"Don't Shoot the Dog" lessons for the animal trainer in everyone
by Holly Henry, Director of Marketing
In her book Eat, Pray, Love, Elizabeth Gilbert describes her decades spent sublimating herself to lovers with the dedication of “a golden retriever and a barnacle.”
While her self-assessment was an attempt to draw attention to her thoughtless devotion and loyalty, it also struck a nerve in many of us who read the book. Yep, it’s true, we’ve all got a bit of golden retriever in us. Who doesn’t love a pat on the head and an “atta boy?” Likewise, who doesn’t cower at a heavy hand?
As an owner of a golden retriever - black lab I can say that indeed, their blind loyalty, addiction to positive reinforcement and adorable neediness are delightful characteristics that place the breed up there with the most sought-after pets in the world.
But several days into the puppyhood of a golden, one realizes one may need help directing their pet’s energy, lest one wants to come home to a disassembled Christmas tree and a shredded lampshade. (Yes, both happened to me.)
Then a zoo keeper gave me the book Don’t Shoot the Dog, by Karen Pryor. In its most basic sense, the book is about positive reinforcement - mainly for animals from dolphins to elephants to dogs. But Elizabeth Gilbert would be pleased to know its strategies apply also to spouses, bosses, colleagues and teenagers.
In fact, our Director of Animal Management Peter Pruett, suggests all animal care staff read the book.
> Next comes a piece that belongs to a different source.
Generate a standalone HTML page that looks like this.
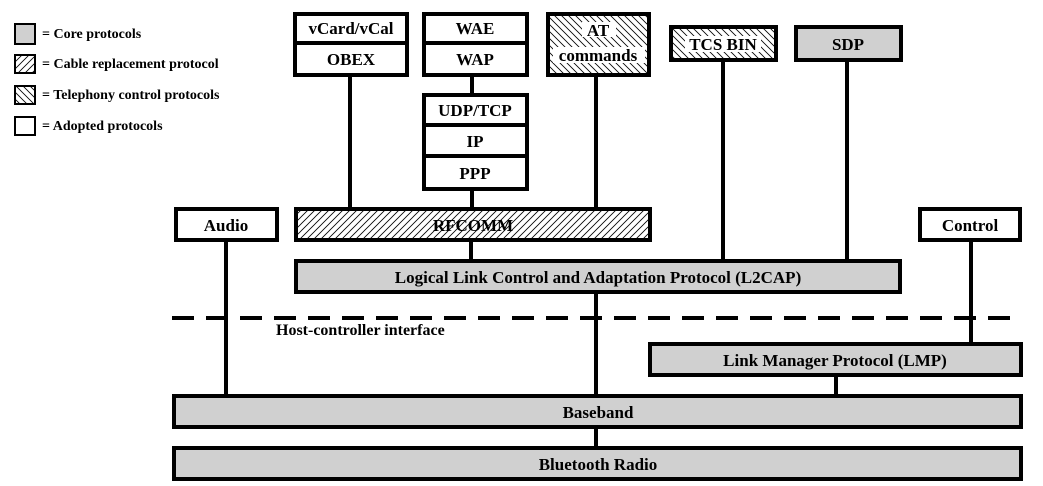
<!DOCTYPE html>
<html><head><style>
html,body{margin:0;padding:0;background:#fff;}
svg{display:block;}
text{font-family:"Liberation Serif",serif;font-weight:bold;fill:#000;}
</style></head><body>
<svg width="1043" height="486" viewBox="0 0 1043 486" xmlns="http://www.w3.org/2000/svg">
<defs>
<pattern id="fw" width="7" height="7" patternUnits="userSpaceOnUse"><rect width="7" height="7" fill="#fff"/><path d="M0,7 L7,0 M-2,2 L2,-2 M5,9 L9,5" stroke="#000" stroke-width="0.8"/></pattern>
<pattern id="bw" width="7" height="7" patternUnits="userSpaceOnUse"><rect width="7" height="7" fill="#fff"/><path d="M0,0 L7,7 M-2,5 L2,9 M5,-2 L9,2" stroke="#000" stroke-width="0.8"/></pattern>
</defs>
<g font-size="14">
<rect x="15" y="24" width="20" height="20" fill="#d0d0d0" stroke="#000" stroke-width="2"/>
<text x="42" y="38">= Core protocols</text>
<rect x="15" y="55" width="20" height="18" fill="url(#fw)" stroke="#000" stroke-width="2"/>
<text x="42" y="68">= Cable replacement protocol</text>
<rect x="15" y="86" width="20" height="18" fill="url(#bw)" stroke="#000" stroke-width="2"/>
<text x="42" y="99">= Telephony control protocols</text>
<rect x="15" y="117" width="20" height="18" fill="#fff" stroke="#000" stroke-width="2"/>
<text x="42" y="130">= Adopted protocols</text>
</g>
<g stroke="#000" stroke-width="4">
<line x1="350" y1="76" x2="350" y2="210"/>
<line x1="472" y1="76" x2="472" y2="96"/>
<line x1="472" y1="190" x2="472" y2="210"/>
<line x1="596" y1="76" x2="596" y2="210"/>
<line x1="723" y1="60" x2="723" y2="262"/>
<line x1="847" y1="60" x2="847" y2="262"/>
<line x1="471" y1="240" x2="471" y2="262"/>
<line x1="226" y1="240" x2="226" y2="398"/>
<line x1="971" y1="240" x2="971" y2="344"/>
<line x1="596" y1="292" x2="596" y2="398"/>
<line x1="836" y1="375" x2="836" y2="398"/>
<line x1="596" y1="427" x2="596" y2="450"/>
<line x1="172" y1="318" x2="1022" y2="318" stroke-dasharray="22 12"/>
</g>
<g stroke="#000" stroke-width="4">
<rect x="295" y="14" width="112" height="61" fill="#fff"/><line x1="295" y1="43" x2="407" y2="43"/>
<rect x="424" y="14" width="103" height="61" fill="#fff"/><line x1="424" y1="43" x2="527" y2="43"/>
<rect x="548" y="14" width="101" height="61" fill="url(#bw)"/>
<rect x="671" y="27" width="105" height="33" fill="url(#bw)"/>
<rect x="796" y="27" width="105" height="33" fill="#d0d0d0"/>
<rect x="424" y="95" width="103" height="94" fill="#fff"/><line x1="424" y1="125" x2="527" y2="125"/><line x1="424" y1="156" x2="527" y2="156"/>
<rect x="176" y="209" width="101" height="31" fill="#fff"/>
<rect x="296" y="209" width="354" height="31" fill="url(#fw)"/>
<rect x="920" y="209" width="100" height="31" fill="#fff"/>
<rect x="296" y="261" width="604" height="31" fill="#d0d0d0"/>
<rect x="650" y="344" width="371" height="31" fill="#d0d0d0"/>
<rect x="174" y="396" width="847" height="31" fill="#d0d0d0"/>
<rect x="174" y="448" width="847" height="31" fill="#d0d0d0"/>
</g>
<g font-size="17" text-anchor="middle">
<text x="351" y="34">vCard/vCal</text>
<text x="351" y="65">OBEX</text>
<text x="475" y="34">WAE</text>
<text x="475" y="65">WAP</text>
<rect x="582" y="22" width="34" height="15" fill="#fff"/>
<text x="598" y="36">AT</text>
<rect x="553" y="47" width="92" height="16" fill="#fff"/>
<text x="598" y="61">commands</text>
<rect x="685" y="36" width="76" height="16" fill="#fff"/>
<text x="723" y="50">TCS BIN</text>
<text x="848" y="50">SDP</text>
<text x="475" y="116">UDP/TCP</text>
<text x="475" y="147">IP</text>
<text x="475" y="179">PPP</text>
<text x="226" y="231">Audio</text>
<text x="473" y="231">RFCOMM</text>
<text x="970" y="231">Control</text>
<text x="598" y="283">Logical Link Control and Adaptation Protocol (L2CAP)</text>
<text x="835" y="366">Link Manager Protocol (LMP)</text>
<text x="598" y="418">Baseband</text>
<text x="598" y="470">Bluetooth Radio</text>
</g>
<text x="276" y="335" font-size="16">Host-controller interface</text>
</svg>
</body></html>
“It’s as much about people as it is animals,” he said “It’s teaches good management and leadership skills along with positive reinforcement. Every interaction we have with staff or peers or the person in the grocery store can be improved by reinforcing good behavior. Whether you realize it or not, we are training people how to react to us. If I’m grumpy every day to the gas station attendant I’m training him to be negative to me.”
One of the first things that become apparent in Don’t Shoot the Dog is that getting rid of it would be the easiest solution. In essence, if the way to solve a problem is simply to make the source of the problem go away, we could simply get rid of the dog, fire the person or divorce the spouse.
But, both in life and pet ownership, that’s often not an option. And so Pryor guides the reader through positive reinforcement training used to manipulate training subjects into good behavior. Positive reinforcement rewards a desired behavior and causes that behavior to occur more often.
While this doesn’t sound complicated, sadly people often rely on punishment for behavior modification in animals. And, sadly again, we use the same tactics human to human.
There’s a lot I could say about Don’t Shoot the Dog, but mainly this is what I gleaned from it – positive reinforcement gets better results – in unruly golden retrievers and people. And so after reading the book, I began to apply the strategies therein to both. What I found was this – when you say “Bad dog, bad, bad dog” to a dog who tipped over the Christmas tree three hours before you got home, the dog thinks “Wow so I greet you at the door with my tail wagging and I love you more than life itself and I’m a bad dog? I’m sooooo confused!”
Likewise, when we say to colleagues or significant others “You forgot to turn off the lights, put the laundry in the dryer, feed the goldfish, (or insert your crime of choice here) . . .” they immediately think “Hey, what about all the stuff I did right? So I meet you at the door with a smile and the house smells like pot roast and you tell me I parked too close to the garage door? I’m soooo confused and hey while you’re at it make your own darned pot roast next time chump.”
Instead, how about we enter the house and the first thing out of our mouth is “Wow, does that pot roast smell GREAT!”
At the risk of quoting someone far more prominent than I, Don’t Shoot the Dog made me a “kinder, gentler” person and therefore made my relationship with others (dog with lampshade on its head included) just, well, easier.
One reader described Don’t Shoot the Dog as a book “on good relations between intelligent creatures.”
And hey, who couldn’t use more of those?